(Entries with chart source code)
_____

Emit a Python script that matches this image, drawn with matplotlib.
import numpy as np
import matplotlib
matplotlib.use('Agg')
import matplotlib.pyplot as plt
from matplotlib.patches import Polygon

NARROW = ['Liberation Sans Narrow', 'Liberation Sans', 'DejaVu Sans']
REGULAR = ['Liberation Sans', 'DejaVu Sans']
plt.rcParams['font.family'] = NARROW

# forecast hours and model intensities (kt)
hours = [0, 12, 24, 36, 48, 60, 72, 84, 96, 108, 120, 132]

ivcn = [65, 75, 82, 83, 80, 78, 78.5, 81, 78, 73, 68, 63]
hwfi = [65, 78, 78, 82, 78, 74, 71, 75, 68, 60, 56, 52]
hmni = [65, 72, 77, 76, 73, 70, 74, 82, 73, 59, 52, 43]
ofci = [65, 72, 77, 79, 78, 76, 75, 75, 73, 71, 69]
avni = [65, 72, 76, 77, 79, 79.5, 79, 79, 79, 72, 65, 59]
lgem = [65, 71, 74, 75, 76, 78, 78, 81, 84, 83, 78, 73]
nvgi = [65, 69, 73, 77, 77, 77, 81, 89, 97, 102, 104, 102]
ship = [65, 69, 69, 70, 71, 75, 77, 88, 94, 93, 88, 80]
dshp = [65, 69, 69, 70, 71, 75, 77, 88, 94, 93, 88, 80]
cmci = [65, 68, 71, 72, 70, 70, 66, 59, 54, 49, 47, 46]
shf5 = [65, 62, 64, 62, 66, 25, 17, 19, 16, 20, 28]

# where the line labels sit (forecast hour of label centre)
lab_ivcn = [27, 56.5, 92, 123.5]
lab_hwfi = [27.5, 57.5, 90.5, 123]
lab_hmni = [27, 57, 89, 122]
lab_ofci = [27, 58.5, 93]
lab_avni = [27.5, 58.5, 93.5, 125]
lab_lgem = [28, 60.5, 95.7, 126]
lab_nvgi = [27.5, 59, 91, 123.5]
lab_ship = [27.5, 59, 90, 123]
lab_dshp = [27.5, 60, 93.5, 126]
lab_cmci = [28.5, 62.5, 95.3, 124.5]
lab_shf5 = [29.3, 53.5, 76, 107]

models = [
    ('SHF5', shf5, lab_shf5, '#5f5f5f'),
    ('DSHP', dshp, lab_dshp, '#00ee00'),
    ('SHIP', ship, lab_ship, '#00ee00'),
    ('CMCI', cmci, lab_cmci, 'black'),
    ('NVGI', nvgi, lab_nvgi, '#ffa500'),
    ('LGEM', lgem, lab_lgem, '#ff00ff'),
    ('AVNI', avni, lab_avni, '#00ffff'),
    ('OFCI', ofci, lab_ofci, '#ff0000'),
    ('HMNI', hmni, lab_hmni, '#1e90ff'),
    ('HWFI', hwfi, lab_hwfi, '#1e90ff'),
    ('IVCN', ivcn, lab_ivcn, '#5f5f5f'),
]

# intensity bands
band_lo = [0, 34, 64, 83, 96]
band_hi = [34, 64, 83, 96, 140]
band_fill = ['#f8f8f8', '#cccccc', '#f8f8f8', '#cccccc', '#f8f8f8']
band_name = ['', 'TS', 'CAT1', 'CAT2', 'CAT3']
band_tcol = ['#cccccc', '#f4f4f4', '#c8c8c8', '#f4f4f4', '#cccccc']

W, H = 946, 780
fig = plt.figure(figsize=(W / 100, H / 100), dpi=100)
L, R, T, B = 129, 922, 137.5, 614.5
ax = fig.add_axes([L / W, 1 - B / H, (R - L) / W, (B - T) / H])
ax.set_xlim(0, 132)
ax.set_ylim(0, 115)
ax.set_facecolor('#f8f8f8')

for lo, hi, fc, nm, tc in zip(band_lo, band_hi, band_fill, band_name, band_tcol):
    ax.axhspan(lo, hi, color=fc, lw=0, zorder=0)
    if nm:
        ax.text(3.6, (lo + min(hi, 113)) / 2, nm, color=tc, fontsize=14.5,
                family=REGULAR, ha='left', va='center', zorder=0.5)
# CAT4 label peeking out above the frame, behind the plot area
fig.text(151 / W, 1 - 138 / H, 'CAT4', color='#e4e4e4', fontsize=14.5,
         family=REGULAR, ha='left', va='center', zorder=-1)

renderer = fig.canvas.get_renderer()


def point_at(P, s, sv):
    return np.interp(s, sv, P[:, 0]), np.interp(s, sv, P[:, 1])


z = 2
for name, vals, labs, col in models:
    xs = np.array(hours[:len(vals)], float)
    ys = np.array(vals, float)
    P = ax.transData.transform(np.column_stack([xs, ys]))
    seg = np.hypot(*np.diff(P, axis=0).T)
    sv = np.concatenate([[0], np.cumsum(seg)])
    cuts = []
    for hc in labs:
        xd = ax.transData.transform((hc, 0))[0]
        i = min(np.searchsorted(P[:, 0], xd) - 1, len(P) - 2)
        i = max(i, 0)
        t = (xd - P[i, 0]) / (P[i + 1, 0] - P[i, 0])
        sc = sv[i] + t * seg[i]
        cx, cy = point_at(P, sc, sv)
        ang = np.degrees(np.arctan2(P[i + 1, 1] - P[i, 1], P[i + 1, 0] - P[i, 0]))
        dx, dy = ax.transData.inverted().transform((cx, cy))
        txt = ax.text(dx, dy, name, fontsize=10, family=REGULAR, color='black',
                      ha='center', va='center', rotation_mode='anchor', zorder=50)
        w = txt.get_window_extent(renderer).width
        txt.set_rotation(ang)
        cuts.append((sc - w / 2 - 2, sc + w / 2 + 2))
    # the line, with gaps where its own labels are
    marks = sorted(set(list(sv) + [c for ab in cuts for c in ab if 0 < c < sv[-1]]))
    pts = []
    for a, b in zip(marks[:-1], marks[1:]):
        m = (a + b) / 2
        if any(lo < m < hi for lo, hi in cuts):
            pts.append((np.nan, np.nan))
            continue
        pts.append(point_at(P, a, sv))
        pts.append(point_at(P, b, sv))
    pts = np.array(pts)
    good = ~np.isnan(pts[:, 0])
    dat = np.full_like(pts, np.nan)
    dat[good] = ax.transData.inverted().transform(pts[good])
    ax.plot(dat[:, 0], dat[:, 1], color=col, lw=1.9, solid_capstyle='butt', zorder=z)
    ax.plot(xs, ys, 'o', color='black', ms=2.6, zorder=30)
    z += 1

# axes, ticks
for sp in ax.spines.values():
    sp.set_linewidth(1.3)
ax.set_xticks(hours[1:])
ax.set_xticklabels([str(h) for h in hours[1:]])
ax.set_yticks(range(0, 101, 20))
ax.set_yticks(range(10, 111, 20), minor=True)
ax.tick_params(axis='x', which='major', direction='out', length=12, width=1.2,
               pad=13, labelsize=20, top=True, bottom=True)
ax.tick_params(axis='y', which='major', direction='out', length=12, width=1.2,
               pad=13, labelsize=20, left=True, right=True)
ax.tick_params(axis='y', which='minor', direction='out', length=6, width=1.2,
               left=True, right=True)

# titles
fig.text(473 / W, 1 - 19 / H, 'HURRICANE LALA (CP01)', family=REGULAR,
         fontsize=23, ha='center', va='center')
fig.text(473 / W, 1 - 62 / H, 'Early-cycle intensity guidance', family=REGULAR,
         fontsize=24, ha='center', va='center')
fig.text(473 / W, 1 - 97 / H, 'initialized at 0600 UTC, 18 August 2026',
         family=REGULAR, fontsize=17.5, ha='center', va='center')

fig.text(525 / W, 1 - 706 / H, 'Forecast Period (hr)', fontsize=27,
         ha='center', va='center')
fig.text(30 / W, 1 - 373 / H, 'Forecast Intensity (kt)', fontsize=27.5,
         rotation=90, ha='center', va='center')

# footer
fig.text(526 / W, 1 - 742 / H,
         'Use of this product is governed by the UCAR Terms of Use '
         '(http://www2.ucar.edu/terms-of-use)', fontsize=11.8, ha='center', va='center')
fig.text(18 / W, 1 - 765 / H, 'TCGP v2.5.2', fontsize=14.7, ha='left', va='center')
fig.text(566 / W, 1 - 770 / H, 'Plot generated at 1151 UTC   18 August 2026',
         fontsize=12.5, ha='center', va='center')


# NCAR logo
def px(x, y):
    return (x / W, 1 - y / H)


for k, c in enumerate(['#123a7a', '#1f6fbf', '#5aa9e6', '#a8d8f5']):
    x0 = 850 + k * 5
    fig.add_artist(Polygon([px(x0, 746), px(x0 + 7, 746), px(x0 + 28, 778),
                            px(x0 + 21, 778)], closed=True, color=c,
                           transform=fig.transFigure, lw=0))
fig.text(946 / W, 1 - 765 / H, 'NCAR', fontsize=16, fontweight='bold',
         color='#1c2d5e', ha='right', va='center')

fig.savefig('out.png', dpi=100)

_____

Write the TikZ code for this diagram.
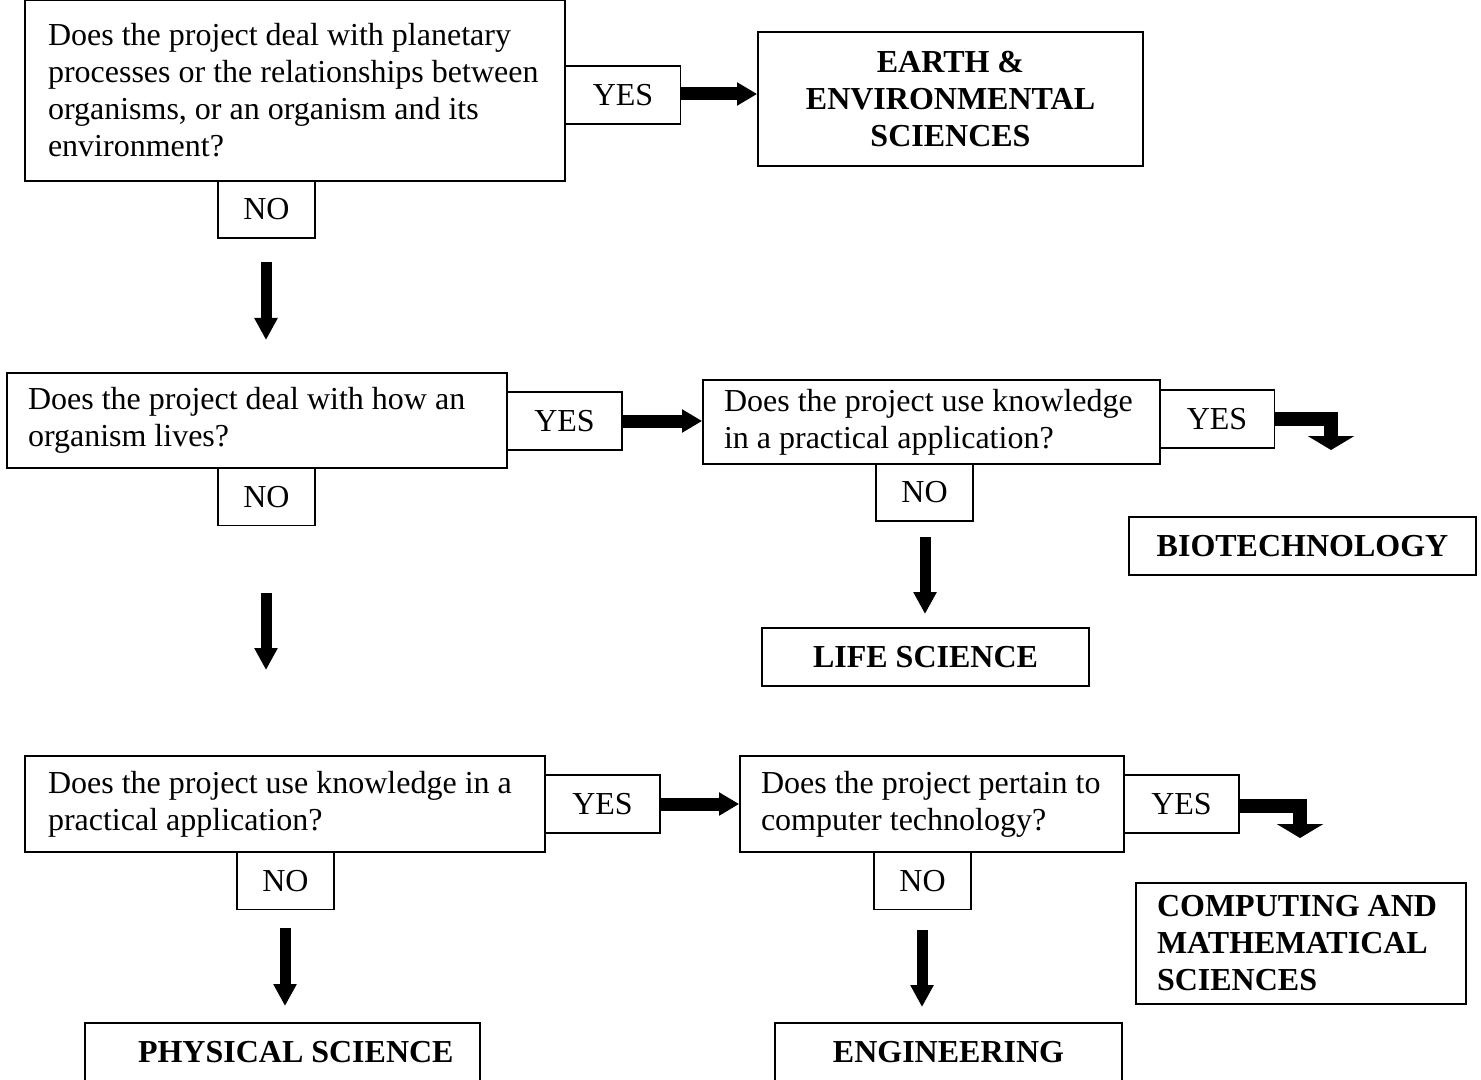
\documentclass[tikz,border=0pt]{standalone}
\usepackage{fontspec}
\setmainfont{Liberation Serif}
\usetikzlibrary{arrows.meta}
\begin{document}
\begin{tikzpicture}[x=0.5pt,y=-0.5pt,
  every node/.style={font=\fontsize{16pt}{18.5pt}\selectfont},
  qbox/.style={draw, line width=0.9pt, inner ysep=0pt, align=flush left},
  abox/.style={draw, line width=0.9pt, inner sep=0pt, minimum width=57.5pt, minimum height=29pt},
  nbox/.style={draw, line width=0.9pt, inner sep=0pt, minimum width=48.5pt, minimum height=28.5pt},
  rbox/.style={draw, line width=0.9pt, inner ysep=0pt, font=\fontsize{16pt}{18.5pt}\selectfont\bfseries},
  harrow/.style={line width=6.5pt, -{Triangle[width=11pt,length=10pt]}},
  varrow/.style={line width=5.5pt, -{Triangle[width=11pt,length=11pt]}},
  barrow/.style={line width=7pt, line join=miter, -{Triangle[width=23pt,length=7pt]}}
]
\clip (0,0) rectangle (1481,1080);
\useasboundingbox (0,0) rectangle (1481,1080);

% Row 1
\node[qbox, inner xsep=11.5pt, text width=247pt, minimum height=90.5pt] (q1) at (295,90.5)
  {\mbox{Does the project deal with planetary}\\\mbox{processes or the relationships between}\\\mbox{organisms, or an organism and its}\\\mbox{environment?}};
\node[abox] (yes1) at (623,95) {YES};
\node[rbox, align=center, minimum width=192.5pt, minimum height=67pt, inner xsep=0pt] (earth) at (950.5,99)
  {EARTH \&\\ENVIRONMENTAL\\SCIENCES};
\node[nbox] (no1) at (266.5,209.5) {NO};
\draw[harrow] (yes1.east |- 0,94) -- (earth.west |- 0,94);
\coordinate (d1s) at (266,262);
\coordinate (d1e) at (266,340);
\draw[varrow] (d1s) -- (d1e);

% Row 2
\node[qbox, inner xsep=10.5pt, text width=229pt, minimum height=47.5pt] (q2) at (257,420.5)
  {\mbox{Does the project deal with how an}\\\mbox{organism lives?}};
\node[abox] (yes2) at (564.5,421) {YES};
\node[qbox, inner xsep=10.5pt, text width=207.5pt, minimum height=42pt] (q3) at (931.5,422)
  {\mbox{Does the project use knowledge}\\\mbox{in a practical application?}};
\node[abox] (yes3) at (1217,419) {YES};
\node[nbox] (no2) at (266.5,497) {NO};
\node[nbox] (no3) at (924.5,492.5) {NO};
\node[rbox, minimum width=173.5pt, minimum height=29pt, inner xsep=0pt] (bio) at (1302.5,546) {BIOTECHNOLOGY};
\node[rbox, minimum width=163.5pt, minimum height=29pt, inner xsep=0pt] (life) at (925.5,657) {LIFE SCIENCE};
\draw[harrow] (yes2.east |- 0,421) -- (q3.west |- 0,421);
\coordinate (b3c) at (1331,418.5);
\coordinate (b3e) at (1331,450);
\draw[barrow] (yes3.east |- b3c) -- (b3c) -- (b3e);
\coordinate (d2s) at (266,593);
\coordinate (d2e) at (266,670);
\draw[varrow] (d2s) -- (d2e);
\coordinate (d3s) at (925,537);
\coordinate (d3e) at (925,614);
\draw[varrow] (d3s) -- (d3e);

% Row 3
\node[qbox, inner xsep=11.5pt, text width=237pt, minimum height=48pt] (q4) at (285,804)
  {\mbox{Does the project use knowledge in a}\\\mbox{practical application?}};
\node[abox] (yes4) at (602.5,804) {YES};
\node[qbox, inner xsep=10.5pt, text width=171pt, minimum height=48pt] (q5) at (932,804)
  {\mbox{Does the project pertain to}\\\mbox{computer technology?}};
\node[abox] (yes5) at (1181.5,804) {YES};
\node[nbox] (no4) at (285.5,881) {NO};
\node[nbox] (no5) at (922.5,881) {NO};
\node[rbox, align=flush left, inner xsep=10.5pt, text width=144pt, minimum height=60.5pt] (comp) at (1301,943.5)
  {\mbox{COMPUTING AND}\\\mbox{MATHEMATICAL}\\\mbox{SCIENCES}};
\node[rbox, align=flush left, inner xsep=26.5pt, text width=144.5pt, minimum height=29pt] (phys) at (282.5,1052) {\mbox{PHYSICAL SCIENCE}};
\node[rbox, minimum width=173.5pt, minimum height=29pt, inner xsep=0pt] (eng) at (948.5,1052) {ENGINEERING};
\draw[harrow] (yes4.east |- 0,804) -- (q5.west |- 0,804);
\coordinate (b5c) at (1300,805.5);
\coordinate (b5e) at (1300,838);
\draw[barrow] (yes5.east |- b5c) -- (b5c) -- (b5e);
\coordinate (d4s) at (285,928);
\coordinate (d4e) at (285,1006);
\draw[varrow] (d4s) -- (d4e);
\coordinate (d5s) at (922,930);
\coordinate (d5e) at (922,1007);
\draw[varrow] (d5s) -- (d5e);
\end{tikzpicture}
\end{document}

_____

▸ **Task**
Repeat exactly the lines running from the one with "Emit a Python" through the one with "16, 20, 28]", both included.

▸ **Answer for the task**
Emit a Python script that matches this image, drawn with matplotlib.
import numpy as np
import matplotlib
matplotlib.use('Agg')
import matplotlib.pyplot as plt
from matplotlib.patches import Polygon

NARROW = ['Liberation Sans Narrow', 'Liberation Sans', 'DejaVu Sans']
REGULAR = ['Liberation Sans', 'DejaVu Sans']
plt.rcParams['font.family'] = NARROW

# forecast hours and model intensities (kt)
hours = [0, 12, 24, 36, 48, 60, 72, 84, 96, 108, 120, 132]

ivcn = [65, 75, 82, 83, 80, 78, 78.5, 81, 78, 73, 68, 63]
hwfi = [65, 78, 78, 82, 78, 74, 71, 75, 68, 60, 56, 52]
hmni = [65, 72, 77, 76, 73, 70, 74, 82, 73, 59, 52, 43]
ofci = [65, 72, 77, 79, 78, 76, 75, 75, 73, 71, 69]
avni = [65, 72, 76, 77, 79, 79.5, 79, 79, 79, 72, 65, 59]
lgem = [65, 71, 74, 75, 76, 78, 78, 81, 84, 83, 78, 73]
nvgi = [65, 69, 73, 77, 77, 77, 81, 89, 97, 102, 104, 102]
ship = [65, 69, 69, 70, 71, 75, 77, 88, 94, 93, 88, 80]
dshp = [65, 69, 69, 70, 71, 75, 77, 88, 94, 93, 88, 80]
cmci = [65, 68, 71, 72, 70, 70, 66, 59, 54, 49, 47, 46]
shf5 = [65, 62, 64, 62, 66, 25, 17, 19, 16, 20, 28]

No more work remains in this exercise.